--- Data rows ---
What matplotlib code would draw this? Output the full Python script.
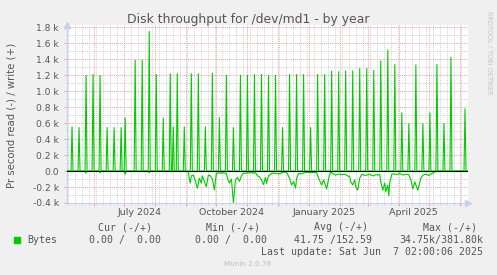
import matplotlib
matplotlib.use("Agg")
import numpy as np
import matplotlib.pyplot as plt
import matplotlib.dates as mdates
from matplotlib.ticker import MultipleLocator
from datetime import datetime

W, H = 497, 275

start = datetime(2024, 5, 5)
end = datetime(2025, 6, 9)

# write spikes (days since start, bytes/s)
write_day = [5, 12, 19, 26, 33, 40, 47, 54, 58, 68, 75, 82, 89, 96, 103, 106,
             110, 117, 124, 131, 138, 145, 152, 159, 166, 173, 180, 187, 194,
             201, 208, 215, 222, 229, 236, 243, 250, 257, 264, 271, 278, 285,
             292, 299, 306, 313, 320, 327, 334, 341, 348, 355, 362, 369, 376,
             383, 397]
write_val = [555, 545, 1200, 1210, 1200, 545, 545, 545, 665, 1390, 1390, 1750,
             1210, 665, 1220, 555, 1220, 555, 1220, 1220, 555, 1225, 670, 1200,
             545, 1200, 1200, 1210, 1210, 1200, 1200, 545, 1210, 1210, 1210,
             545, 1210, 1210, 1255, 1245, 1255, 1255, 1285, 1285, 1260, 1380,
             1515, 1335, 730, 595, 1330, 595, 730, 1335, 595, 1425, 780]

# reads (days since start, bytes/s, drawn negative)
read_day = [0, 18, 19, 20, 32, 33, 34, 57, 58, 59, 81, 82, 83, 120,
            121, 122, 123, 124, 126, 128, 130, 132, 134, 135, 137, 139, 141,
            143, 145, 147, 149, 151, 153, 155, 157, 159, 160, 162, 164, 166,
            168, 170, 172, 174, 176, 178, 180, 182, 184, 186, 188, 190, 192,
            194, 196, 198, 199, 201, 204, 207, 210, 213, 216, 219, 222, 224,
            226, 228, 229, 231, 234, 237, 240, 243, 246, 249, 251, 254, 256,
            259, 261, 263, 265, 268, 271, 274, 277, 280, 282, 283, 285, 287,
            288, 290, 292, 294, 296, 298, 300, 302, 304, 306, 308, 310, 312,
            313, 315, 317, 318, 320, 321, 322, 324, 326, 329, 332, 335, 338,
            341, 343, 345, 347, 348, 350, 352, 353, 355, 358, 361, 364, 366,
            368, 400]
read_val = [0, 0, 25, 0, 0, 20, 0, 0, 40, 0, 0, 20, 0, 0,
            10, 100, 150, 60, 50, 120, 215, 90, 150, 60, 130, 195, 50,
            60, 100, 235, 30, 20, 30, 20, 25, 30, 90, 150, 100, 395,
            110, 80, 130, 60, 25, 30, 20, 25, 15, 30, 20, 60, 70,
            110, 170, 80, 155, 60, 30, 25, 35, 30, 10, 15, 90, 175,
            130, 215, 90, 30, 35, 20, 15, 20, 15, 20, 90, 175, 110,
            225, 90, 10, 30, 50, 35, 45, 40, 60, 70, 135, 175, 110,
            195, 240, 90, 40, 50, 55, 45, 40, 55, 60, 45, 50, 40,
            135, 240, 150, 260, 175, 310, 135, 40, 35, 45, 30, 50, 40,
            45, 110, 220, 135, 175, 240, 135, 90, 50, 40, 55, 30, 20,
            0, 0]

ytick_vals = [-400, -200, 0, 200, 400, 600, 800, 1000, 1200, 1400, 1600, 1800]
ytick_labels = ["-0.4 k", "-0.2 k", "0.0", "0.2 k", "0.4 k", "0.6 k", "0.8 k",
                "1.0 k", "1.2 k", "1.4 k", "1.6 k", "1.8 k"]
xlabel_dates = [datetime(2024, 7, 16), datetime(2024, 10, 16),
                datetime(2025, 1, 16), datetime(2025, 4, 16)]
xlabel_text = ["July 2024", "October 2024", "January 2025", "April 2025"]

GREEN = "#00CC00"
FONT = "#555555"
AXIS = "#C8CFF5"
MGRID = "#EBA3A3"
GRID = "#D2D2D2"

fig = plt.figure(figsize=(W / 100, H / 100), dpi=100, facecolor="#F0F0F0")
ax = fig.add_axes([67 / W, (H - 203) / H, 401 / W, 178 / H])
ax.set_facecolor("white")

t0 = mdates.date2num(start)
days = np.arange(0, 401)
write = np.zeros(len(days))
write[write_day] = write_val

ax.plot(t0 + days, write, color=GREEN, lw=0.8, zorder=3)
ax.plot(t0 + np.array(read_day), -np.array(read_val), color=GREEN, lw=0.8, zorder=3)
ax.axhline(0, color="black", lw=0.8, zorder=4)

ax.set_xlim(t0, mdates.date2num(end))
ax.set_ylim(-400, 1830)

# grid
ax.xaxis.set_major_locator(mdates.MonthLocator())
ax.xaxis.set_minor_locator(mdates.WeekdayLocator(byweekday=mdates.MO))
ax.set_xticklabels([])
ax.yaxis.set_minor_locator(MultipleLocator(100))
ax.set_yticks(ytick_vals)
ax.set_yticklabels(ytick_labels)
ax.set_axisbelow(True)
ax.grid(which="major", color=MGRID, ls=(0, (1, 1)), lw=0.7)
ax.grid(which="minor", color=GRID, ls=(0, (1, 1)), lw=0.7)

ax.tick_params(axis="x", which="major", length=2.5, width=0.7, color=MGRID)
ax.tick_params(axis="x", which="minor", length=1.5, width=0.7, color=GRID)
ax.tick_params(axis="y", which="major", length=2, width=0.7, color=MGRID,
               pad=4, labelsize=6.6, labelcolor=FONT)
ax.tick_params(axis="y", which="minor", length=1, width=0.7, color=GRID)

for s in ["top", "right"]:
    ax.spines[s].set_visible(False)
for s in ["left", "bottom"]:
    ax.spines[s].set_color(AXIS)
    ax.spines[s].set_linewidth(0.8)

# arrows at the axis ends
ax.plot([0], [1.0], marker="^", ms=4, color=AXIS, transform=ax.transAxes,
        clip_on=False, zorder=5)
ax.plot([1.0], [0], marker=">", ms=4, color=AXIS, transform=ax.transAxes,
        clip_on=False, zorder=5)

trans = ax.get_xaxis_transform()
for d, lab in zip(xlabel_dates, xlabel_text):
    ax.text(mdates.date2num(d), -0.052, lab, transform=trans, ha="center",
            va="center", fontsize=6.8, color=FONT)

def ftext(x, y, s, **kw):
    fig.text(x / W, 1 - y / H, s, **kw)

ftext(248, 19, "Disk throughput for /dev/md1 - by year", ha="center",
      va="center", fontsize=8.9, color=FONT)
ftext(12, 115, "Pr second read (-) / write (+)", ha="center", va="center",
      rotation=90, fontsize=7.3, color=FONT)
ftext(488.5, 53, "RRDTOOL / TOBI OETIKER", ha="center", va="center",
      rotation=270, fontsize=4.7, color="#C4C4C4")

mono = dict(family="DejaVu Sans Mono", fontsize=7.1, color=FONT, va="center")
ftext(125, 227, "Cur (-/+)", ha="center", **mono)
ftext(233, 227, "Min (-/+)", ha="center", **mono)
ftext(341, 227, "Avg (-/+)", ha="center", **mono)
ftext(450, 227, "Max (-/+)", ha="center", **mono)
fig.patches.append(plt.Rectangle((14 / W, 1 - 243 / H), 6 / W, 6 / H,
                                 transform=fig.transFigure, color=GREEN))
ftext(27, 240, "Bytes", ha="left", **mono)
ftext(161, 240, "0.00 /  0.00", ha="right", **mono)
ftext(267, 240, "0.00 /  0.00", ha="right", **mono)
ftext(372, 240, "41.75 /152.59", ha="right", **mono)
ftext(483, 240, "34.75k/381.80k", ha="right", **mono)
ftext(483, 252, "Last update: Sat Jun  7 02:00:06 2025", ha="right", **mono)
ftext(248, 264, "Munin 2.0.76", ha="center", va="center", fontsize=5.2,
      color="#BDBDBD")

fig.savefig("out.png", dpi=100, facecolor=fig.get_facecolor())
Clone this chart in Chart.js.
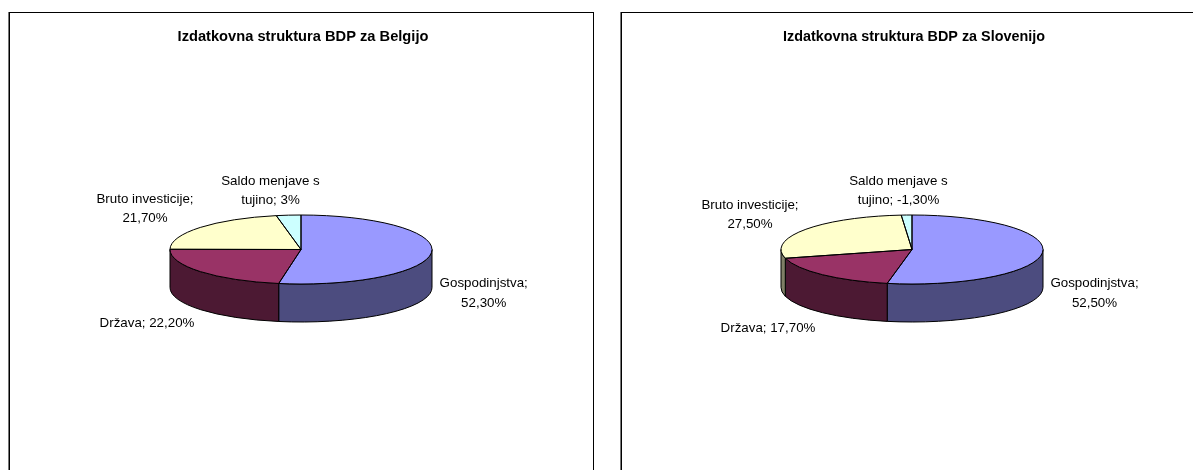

--- Exercise directions ---
Omit every picture, and otherwise quote the entries exactly.

--- Answer to this problem ---
What matplotlib code would draw this? Output the full Python script.
import matplotlib
matplotlib.use("Agg")
import numpy as np
import matplotlib.pyplot as plt
import matplotlib.dates as mdates
from matplotlib.ticker import MultipleLocator
from datetime import datetime

W, H = 497, 275

start = datetime(2024, 5, 5)
end = datetime(2025, 6, 9)

# write spikes (days since start, bytes/s)
write_day = [5, 12, 19, 26, 33, 40, 47, 54, 58, 68, 75, 82, 89, 96, 103, 106,
             110, 117, 124, 131, 138, 145, 152, 159, 166, 173, 180, 187, 194,
             201, 208, 215, 222, 229, 236, 243, 250, 257, 264, 271, 278, 285,
             292, 299, 306, 313, 320, 327, 334, 341, 348, 355, 362, 369, 376,
             383, 397]
write_val = [555, 545, 1200, 1210, 1200, 545, 545, 545, 665, 1390, 1390, 1750,
             1210, 665, 1220, 555, 1220, 555, 1220, 1220, 555, 1225, 670, 1200,
             545, 1200, 1200, 1210, 1210, 1200, 1200, 545, 1210, 1210, 1210,
             545, 1210, 1210, 1255, 1245, 1255, 1255, 1285, 1285, 1260, 1380,
             1515, 1335, 730, 595, 1330, 595, 730, 1335, 595, 1425, 780]

# reads (days since start, bytes/s, drawn negative)
read_day = [0, 18, 19, 20, 32, 33, 34, 57, 58, 59, 81, 82, 83, 120,
            121, 122, 123, 124, 126, 128, 130, 132, 134, 135, 137, 139, 141,
            143, 145, 147, 149, 151, 153, 155, 157, 159, 160, 162, 164, 166,
            168, 170, 172, 174, 176, 178, 180, 182, 184, 186, 188, 190, 192,
            194, 196, 198, 199, 201, 204, 207, 210, 213, 216, 219, 222, 224,
            226, 228, 229, 231, 234, 237, 240, 243, 246, 249, 251, 254, 256,
            259, 261, 263, 265, 268, 271, 274, 277, 280, 282, 283, 285, 287,
            288, 290, 292, 294, 296, 298, 300, 302, 304, 306, 308, 310, 312,
            313, 315, 317, 318, 320, 321, 322, 324, 326, 329, 332, 335, 338,
            341, 343, 345, 347, 348, 350, 352, 353, 355, 358, 361, 364, 366,
            368, 400]
read_val = [0, 0, 25, 0, 0, 20, 0, 0, 40, 0, 0, 20, 0, 0,
            10, 100, 150, 60, 50, 120, 215, 90, 150, 60, 130, 195, 50,
            60, 100, 235, 30, 20, 30, 20, 25, 30, 90, 150, 100, 395,
            110, 80, 130, 60, 25, 30, 20, 25, 15, 30, 20, 60, 70,
            110, 170, 80, 155, 60, 30, 25, 35, 30, 10, 15, 90, 175,
            130, 215, 90, 30, 35, 20, 15, 20, 15, 20, 90, 175, 110,
            225, 90, 10, 30, 50, 35, 45, 40, 60, 70, 135, 175, 110,
            195, 240, 90, 40, 50, 55, 45, 40, 55, 60, 45, 50, 40,
            135, 240, 150, 260, 175, 310, 135, 40, 35, 45, 30, 50, 40,
            45, 110, 220, 135, 175, 240, 135, 90, 50, 40, 55, 30, 20,
            0, 0]

ytick_vals = [-400, -200, 0, 200, 400, 600, 800, 1000, 1200, 1400, 1600, 1800]
ytick_labels = ["-0.4 k", "-0.2 k", "0.0", "0.2 k", "0.4 k", "0.6 k", "0.8 k",
                "1.0 k", "1.2 k", "1.4 k", "1.6 k", "1.8 k"]
xlabel_dates = [datetime(2024, 7, 16), datetime(2024, 10, 16),
                datetime(2025, 1, 16), datetime(2025, 4, 16)]
xlabel_text = ["July 2024", "October 2024", "January 2025", "April 2025"]

GREEN = "#00CC00"
FONT = "#555555"
AXIS = "#C8CFF5"
MGRID = "#EBA3A3"
GRID = "#D2D2D2"

fig = plt.figure(figsize=(W / 100, H / 100), dpi=100, facecolor="#F0F0F0")
ax = fig.add_axes([67 / W, (H - 203) / H, 401 / W, 178 / H])
ax.set_facecolor("white")

t0 = mdates.date2num(start)
days = np.arange(0, 401)
write = np.zeros(len(days))
write[write_day] = write_val

ax.plot(t0 + days, write, color=GREEN, lw=0.8, zorder=3)
ax.plot(t0 + np.array(read_day), -np.array(read_val), color=GREEN, lw=0.8, zorder=3)
ax.axhline(0, color="black", lw=0.8, zorder=4)

ax.set_xlim(t0, mdates.date2num(end))
ax.set_ylim(-400, 1830)

# grid
ax.xaxis.set_major_locator(mdates.MonthLocator())
ax.xaxis.set_minor_locator(mdates.WeekdayLocator(byweekday=mdates.MO))
ax.set_xticklabels([])
ax.yaxis.set_minor_locator(MultipleLocator(100))
ax.set_yticks(ytick_vals)
ax.set_yticklabels(ytick_labels)
ax.set_axisbelow(True)
ax.grid(which="major", color=MGRID, ls=(0, (1, 1)), lw=0.7)
ax.grid(which="minor", color=GRID, ls=(0, (1, 1)), lw=0.7)

ax.tick_params(axis="x", which="major", length=2.5, width=0.7, color=MGRID)
ax.tick_params(axis="x", which="minor", length=1.5, width=0.7, color=GRID)
ax.tick_params(axis="y", which="major", length=2, width=0.7, color=MGRID,
               pad=4, labelsize=6.6, labelcolor=FONT)
ax.tick_params(axis="y", which="minor", length=1, width=0.7, color=GRID)

for s in ["top", "right"]:
    ax.spines[s].set_visible(False)
for s in ["left", "bottom"]:
    ax.spines[s].set_color(AXIS)
    ax.spines[s].set_linewidth(0.8)

# arrows at the axis ends
ax.plot([0], [1.0], marker="^", ms=4, color=AXIS, transform=ax.transAxes,
        clip_on=False, zorder=5)
ax.plot([1.0], [0], marker=">", ms=4, color=AXIS, transform=ax.transAxes,
        clip_on=False, zorder=5)

trans = ax.get_xaxis_transform()
for d, lab in zip(xlabel_dates, xlabel_text):
    ax.text(mdates.date2num(d), -0.052, lab, transform=trans, ha="center",
            va="center", fontsize=6.8, color=FONT)

def ftext(x, y, s, **kw):
    fig.text(x / W, 1 - y / H, s, **kw)

ftext(248, 19, "Disk throughput for /dev/md1 - by year", ha="center",
      va="center", fontsize=8.9, color=FONT)
ftext(12, 115, "Pr second read (-) / write (+)", ha="center", va="center",
      rotation=90, fontsize=7.3, color=FONT)
ftext(488.5, 53, "RRDTOOL / TOBI OETIKER", ha="center", va="center",
      rotation=270, fontsize=4.7, color="#C4C4C4")

mono = dict(family="DejaVu Sans Mono", fontsize=7.1, color=FONT, va="center")
ftext(125, 227, "Cur (-/+)", ha="center", **mono)
ftext(233, 227, "Min (-/+)", ha="center", **mono)
ftext(341, 227, "Avg (-/+)", ha="center", **mono)
ftext(450, 227, "Max (-/+)", ha="center", **mono)
fig.patches.append(plt.Rectangle((14 / W, 1 - 243 / H), 6 / W, 6 / H,
                                 transform=fig.transFigure, color=GREEN))
ftext(27, 240, "Bytes", ha="left", **mono)
ftext(161, 240, "0.00 /  0.00", ha="right", **mono)
ftext(267, 240, "0.00 /  0.00", ha="right", **mono)
ftext(372, 240, "41.75 /152.59", ha="right", **mono)
ftext(483, 240, "34.75k/381.80k", ha="right", **mono)
ftext(483, 252, "Last update: Sat Jun  7 02:00:06 2025", ha="right", **mono)
ftext(248, 264, "Munin 2.0.76", ha="center", va="center", fontsize=5.2,
      color="#BDBDBD")

fig.savefig("out.png", dpi=100, facecolor=fig.get_facecolor())
Clone this chart in Chart.js.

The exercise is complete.